Honestly, Jessie’s plot is treated as a bit of an afterthought – which is a shame, because it could have been tied back into the American mob plot very well. America’s fervent anti-communism only really kicked off after World War 2 – in the ’20s and ’30s, it had a very strong labour movement. Naturally, a good deal of that was based in rural areas, which – being America – meant they were incredibly well-armed.

Still, we’re not here to dwell on roads not taken. Having gotten into bed with Jessie in both senses of the phrase, Tommy immediately moves to play both sides, and goes straight to the Houses of Parliament to offer them insider information on the British communist party. Of course, he wants something in return – they offer a knighthood, but he counters with something that genuinely appalls them.

Smash cut to the Shelbys going to the voting booth. Without an awful lot of ado, one Thomas Shelby, OBE, is named as the new Labour member of parliament for Birmingham South. Honestly, given his rep in Small Heath, it doesn’t seem like he’d have needed to fix it, but then why take the chance?

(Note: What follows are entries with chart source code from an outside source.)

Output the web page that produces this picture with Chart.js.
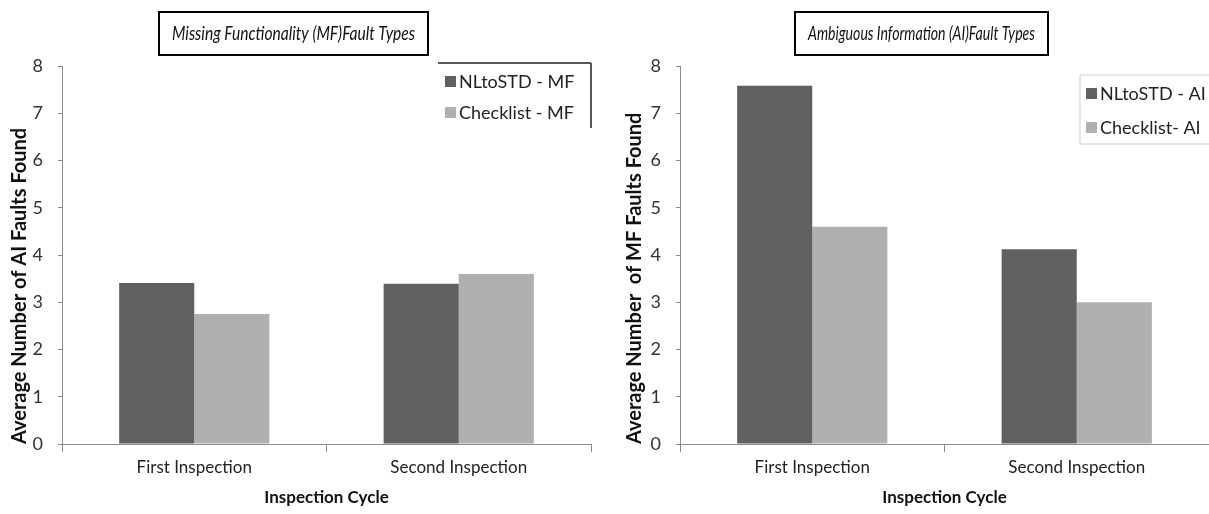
<!DOCTYPE html>
<html>
<head>
<meta charset="utf-8">
<script src="https://cdn.jsdelivr.net/npm/chart.js@4"></script>
<style>
  body { margin: 0; background: #fff; }
  #wrap { position: relative; width: 1209px; height: 514px; overflow: hidden; }
  canvas { position: absolute; top: 0; }
</style>
</head>
<body>
<div id="wrap">
  <canvas id="mfChart" width="604" height="514" style="left:0"></canvas>
  <canvas id="aiChart" width="605" height="514" style="left:604px"></canvas>
</div>
<script>
// data
const categories = ['First Inspection', 'Second Inspection'];
const nltostdMF = [3.41, 3.39];
const checklistMF = [2.75, 3.6];
const nltostdAI = [7.58, 4.12];
const checklistAI = [4.6, 3.0];
const yMin = 0, yMax = 8, yStep = 1;

const FONT = 'Lato';
const DARK = '#606060';
const LIGHT = '#b0b0b0';
const AXIS = '#8c8c8c';

Chart.defaults.font.family = FONT;

// boxed italic title above each panel
const boxTitle = {
  id: 'boxTitle',
  afterDraw(chart, args, o) {
    const c = chart.ctx;
    c.save();
    c.lineWidth = 2;
    c.strokeStyle = '#000';
    c.strokeRect(o.left, o.top, o.right - o.left, o.bottom - o.top);
    c.font = 'italic 20px ' + FONT;
    c.fillStyle = '#111';
    c.textAlign = 'center';
    c.textBaseline = 'middle';
    c.fillText(o.text, (o.left + o.right) / 2, (o.top + o.bottom) / 2, o.right - o.left - 26);
    c.restore();
  }
};

// legend with partial frame, items taken from the datasets
const sideLegend = {
  id: 'sideLegend',
  afterDraw(chart, args, o) {
    const c = chart.ctx;
    c.save();
    c.strokeStyle = o.lineColor;
    c.lineWidth = o.lineWidth;
    c.beginPath();
    o.edges.forEach(e => { c.moveTo(e[0], e[1]); c.lineTo(e[2], e[3]); });
    c.stroke();
    c.font = '18px ' + FONT;
    c.textBaseline = 'middle';
    chart.data.datasets.forEach((ds, i) => {
      const y = o.rows[i];
      c.fillStyle = ds.backgroundColor;
      c.fillRect(o.boxX, y - 5, 11, 11);
      c.fillStyle = '#222';
      c.fillText(ds.label, o.textX, y + 1);
    });
    c.restore();
  }
};

function makeChart(id, s1, s2, labels, yTitle, yTitlePad, yWidth, padRight, title, legend) {
  return new Chart(document.getElementById(id), {
    type: 'bar',
    data: {
      labels: categories,
      datasets: [
        { label: labels[0], data: s1, backgroundColor: DARK },
        { label: labels[1], data: s2, backgroundColor: LIGHT }
      ]
    },
    options: {
      responsive: false,
      animation: false,
      devicePixelRatio: 1,
      layout: { padding: { left: 0, top: 66, right: padRight, bottom: 0 } },
      datasets: { bar: { categoryPercentage: 0.568, barPercentage: 1.0, borderWidth: 0 } },
      plugins: {
        legend: { display: false },
        tooltip: { enabled: false },
        boxTitle: title,
        sideLegend: legend
      },
      scales: {
        x: {
          afterFit: s => { s.height = 70; },
          grid: { drawOnChartArea: false, drawTicks: true, tickLength: 8, color: AXIS },
          border: { display: true, color: AXIS },
          ticks: { color: '#222', font: { size: 17 }, padding: 5 },
          title: { display: true, text: 'Inspection Cycle', color: '#111',
                   font: { size: 17, weight: 'bold' }, padding: { top: 6, bottom: 6 } }
        },
        y: {
          min: yMin, max: yMax,
          afterFit: s => { s.width = yWidth; },
          grid: { drawOnChartArea: false, drawTicks: true, tickLength: 4, color: AXIS },
          border: { display: true, color: AXIS },
          ticks: { stepSize: yStep, color: '#333', font: { size: 18 }, padding: 15 },
          title: { display: true, text: yTitle, align: 'start', color: '#111',
                   font: { size: 20, weight: 'bold' }, padding: { top: yTitlePad, bottom: yTitlePad } }
        }
      }
    },
    plugins: [boxTitle, sideLegend]
  });
}

makeChart('mfChart', nltostdMF, checklistMF, ['NLtoSTD - MF', 'Checklist - MF'],
  'Average Number of AI Faults Found', 8, 62, 13,
  { text: 'Missing Functionality (MF)Fault Types', left: 159, top: 12, right: 428, bottom: 55 },
  { lineColor: '#222', lineWidth: 1.5, edges: [[438, 63, 591, 63], [591, 63, 591, 128]],
    rows: [81, 112], boxX: 445, textX: 459 });

makeChart('aiChart', nltostdAI, checklistAI, ['NLtoSTD - AI', 'Checklist- AI'],
  'Average Number  of MF Faults Found', 19, 76, 0,
  { text: 'Ambiguous Information (AI)Fault Types', left: 191, top: 12, right: 444, bottom: 55 },
  { lineColor: '#cfcfcf', lineWidth: 1, edges: [[476, 75, 605, 75], [476, 75, 476, 144], [476, 144, 605, 144]],
    rows: [93, 127], boxX: 482, textX: 496 });
</script>
</body>
</html>
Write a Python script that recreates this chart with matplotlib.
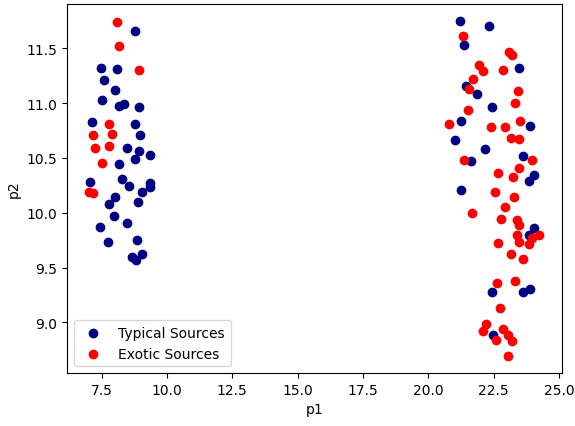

If you’ve been watching Narcos, another crime drama that likes its cinematic moments, you may remember the bit in the first series where everyone’s pal Pablo Escobar is named to the Colombian legislature. This prompts a lot of the other Colombian statesmen to walk out in disgust. However, it’s incredibly unlikely that Tommy will get that kind of reaction – the British Parliament has welcomed warlords, slaveholders, pirates, sex fiends, and George Galloway over the years. Against that chequered backdrop, the evil and charismatic Tommy Shelby suddenly seems like a touch of class.